En el Vórtice cel Huracán. Reescrituras Oblicuas del Caribe Hispano en los Discursos Literarios de Virgilio Piñera y Aída Cartagena Portalatín

Fernández, Morbila January 2010 (has links)
An oblique reading of the European canon constitutes the discursive center for present day Caribbean literature. In doing this, authors question Eurocentric representational codes of Caribbean identity while they create their own discourses in "a certain way", that is, from a certain perspective and by means of hybrid appropriation and synchretization of the very models that feed their imagination. As this analysis purports to show, writers Virgilio Piñera (Cuba) and Aída Cartagena Portalatín (Dominican Republic), by their rereading of the canon, establish in their works hybrid dialogs between the European There and the Caribbean Here. In that line, among the canonical cultural signifiers that the authors adopt, they privilege the appropriation of Greek myths. Piñera does this in his theater piece Electra Garrigó, and Cartagena in her novel Escalera para Electra.

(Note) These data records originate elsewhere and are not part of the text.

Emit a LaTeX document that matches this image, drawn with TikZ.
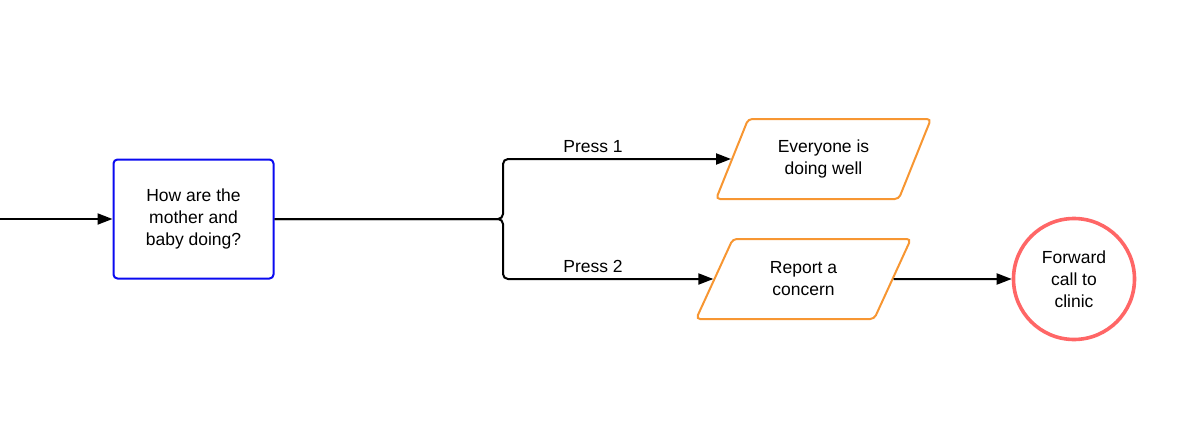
\documentclass[tikz,border=0pt]{standalone}
\usepackage{fontspec}
\setmainfont{Liberation Sans}
\usetikzlibrary{arrows.meta,shapes.geometric}
\definecolor{qblue}{RGB}{10,10,240}
\definecolor{porange}{RGB}{247,150,50}
\definecolor{cred}{RGB}{255,102,102}
\tikzset{
  lbl/.style={font=\fontsize{17.5}{22}\selectfont, align=center, text=black},
  conn/.style={line width=2pt, -{Triangle[length=15pt,width=11pt]}},
  qbox/.style={lbl, draw=qblue, line width=2pt, rounded corners=4pt, minimum width=160pt, minimum height=119pt, inner sep=0pt},
  para/.style={lbl, draw=porange, line width=2pt, trapezium, trapezium left angle=63, trapezium right angle=117,
    trapezium stretches=true, minimum width=215pt, minimum height=80pt, inner sep=0pt, rounded corners=4pt},
  endc/.style={lbl, draw=cred, line width=3.6pt, circle, minimum size=121pt, inner sep=0pt},
  presslbl/.style={lbl, anchor=base}
}
\begin{document}
\begin{tikzpicture}[x=1pt,y=-1pt]
\useasboundingbox (0,0) rectangle (1187,426);
\coordinate (start) at (0,219);
\node[qbox] (q) at (193.5,219) {How are the\\mother and\\baby doing?};
\node[para] (p1) at (823.5,159) {Everyone is\\doing well};
\node[para] (p2) at (803.5,279) {Report a\\concern};
\node[endc] (c) at (1074,279) {Forward\\call to\\clinic};
\coordinate (br) at (503,219);
\coordinate (brt) at (503,159);
\coordinate (brb) at (503,279);
\draw[conn] (start) -- (q.west);
\draw[conn, rounded corners=5pt] (q.east) -- (br) -- (brt) -- (p1.west);
\draw[conn, rounded corners=5pt] (q.east) -- (br) -- (brb) -- (p2.west);
\draw[conn] (p2.east) -- (c.west);
\node[presslbl] (l1) at (593,152) {Press 1};
\node[presslbl] (l2) at (593,272) {Press 2};
\end{tikzpicture}
\end{document}
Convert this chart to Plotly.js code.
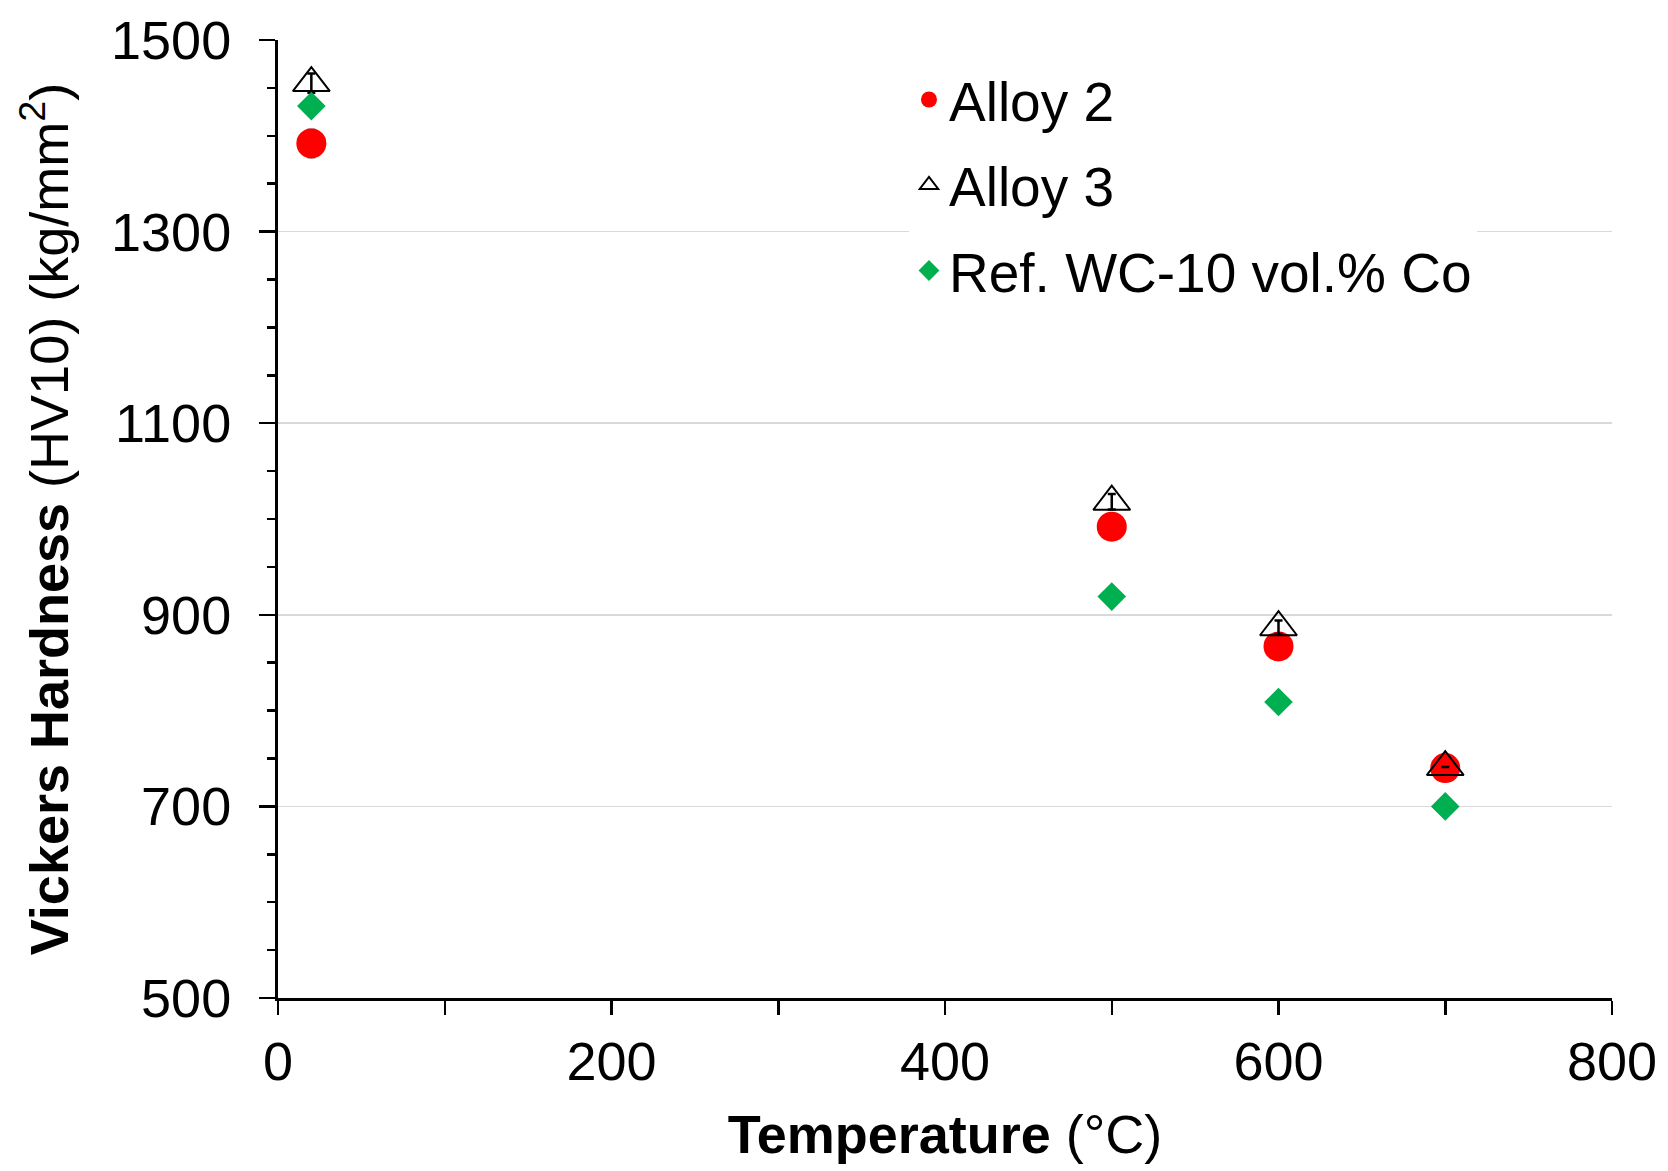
<!DOCTYPE html>
<html>
<head>
<meta charset="utf-8">
<script src="https://cdn.plot.ly/plotly-3.0.1.min.js"></script>
<style>html,body{margin:0;padding:0;background:#fff;}#chart{width:1668px;height:1171px;}</style>
</head>
<body>
<div id="chart"></div>
<script>
// Data
const temperature = [20, 500, 600, 700];
const alloy2 = [1392, 992, 867, 740];
const alloy2Err = [14, 8, 6, 4];
const alloy3 = [1455, 1018, 887, 741];
const alloy3Err = [10, 8, 7, 0];
const refWC = [1431, 919, 809, 700];
const seriesNames = ['Alloy 2', 'Alloy 3', 'Ref. WC-10 vol.% Co'];
const xTicks = [0, 200, 400, 600, 800];
const yTicks = [500, 700, 900, 1100, 1300, 1500];

const FONT = 'Liberation Sans, Arial, sans-serif';

const traces = [
  {
    x: temperature, y: alloy2, name: seriesNames[0], type: 'scatter', mode: 'markers',
    legendgroup: 'a2',
    marker: {symbol: 'circle', size: 30, color: '#ff0000'},
    error_y: {type: 'data', array: alloy2Err, visible: true, color: '#000', thickness: 2.5, width: 4}
  },
  {
    x: temperature, y: alloy3, name: seriesNames[1], type: 'scatter', mode: 'markers',
    legendgroup: 'a3',
    marker: {symbol: 'triangle-up-open', size: 32, color: '#000', line: {color: '#000', width: 2}},
    error_y: {type: 'data', array: alloy3Err, visible: true, color: '#000', thickness: 2.5, width: 4}
  },
  {
    x: temperature, y: refWC, name: seriesNames[2], type: 'scatter', mode: 'markers',
    legendgroup: 'ref',
    marker: {symbol: 'diamond', size: 22, color: '#00b050'}
  }
];

const layout = {
  width: 1668, height: 1171,
  paper_bgcolor: '#fff', plot_bgcolor: '#fff',
  margin: {l: 278, r: 56, t: 40, b: 173},
  font: {family: FONT, color: '#000', size: 52},
  showlegend: true,
  legend: {
    x: 0.473, y: 0.982, xanchor: 'left', yanchor: 'top',
    bgcolor: '#fff', borderwidth: 0,
    font: {family: FONT, size: 55, color: '#000'},
    traceorder: 'grouped', tracegroupgap: 11
  },
  xaxis: {
    range: [0, 800], tickvals: xTicks, ticktext: xTicks.map(String),
    ticks: 'outside', ticklen: 14, tickwidth: 2.5, tickcolor: '#000',
    minor: {ticks: 'outside', dtick: 100, tick0: 0, ticklen: 14, tickwidth: 2.5, tickcolor: '#000', showgrid: false},
    showline: true, linecolor: '#000', linewidth: 3,
    showgrid: false, zeroline: false,
    tickfont: {family: FONT, size: 54, color: '#000'},
    ticklabelstandoff: 0,
    title: {text: '<b>Temperature</b> (°C)', font: {family: FONT, size: 54, color: '#000'}, standoff: 26}
  },
  yaxis: {
    range: [500, 1500], tickvals: yTicks, ticktext: yTicks.map(String),
    ticks: 'outside', ticklen: 16, tickwidth: 2.5, tickcolor: '#000',
    minor: {ticks: 'outside', dtick: 50, tick0: 500, ticklen: 8, tickwidth: 2.5, tickcolor: '#000', showgrid: false},
    showline: true, linecolor: '#000', linewidth: 3,
    showgrid: true, gridcolor: '#d9d9d9', gridwidth: 1.5, zeroline: false,
    tickfont: {family: FONT, size: 54, color: '#000'},
    ticklabelstandoff: 17,
    title: {text: '<b>Vickers Hardness</b> (HV10) (kg/mm<sup>2</sup>)', font: {family: FONT, size: 54, color: '#000'}, standoff: 26}
  }
};

Plotly.newPlot('chart', traces, layout, {displayModeBar: false, staticPlot: true});
</script>
</body>
</html>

In Piñera's work, the main devices utilized are humor, irony, and parody of the text by Euripides, obtained by the used of "choteo", a particular brand of Cuban parodic humor in the manner of Bakhtin's carnavalization. This technique is employed along with the use of heteroglossia, which is utilized by Cartagena as well in her novel. In her work, the Dominican author constructs a parallel and intertextual reading of the same play by the Greek dramatist from the positionality of a female subject. Although with different strategies and in different literary genres, Piñera and Cartagena structure their literary discourses with themes that reflect their cultural identities from the synchretism of difference and from the perspective of a Caribbean subject. This dissertation confirms the efficacy of the discursive strategies they utilize on taking the female subject and the family as the axis of their contesting, unofficial readings of the history and cultural identity of the Caribbean.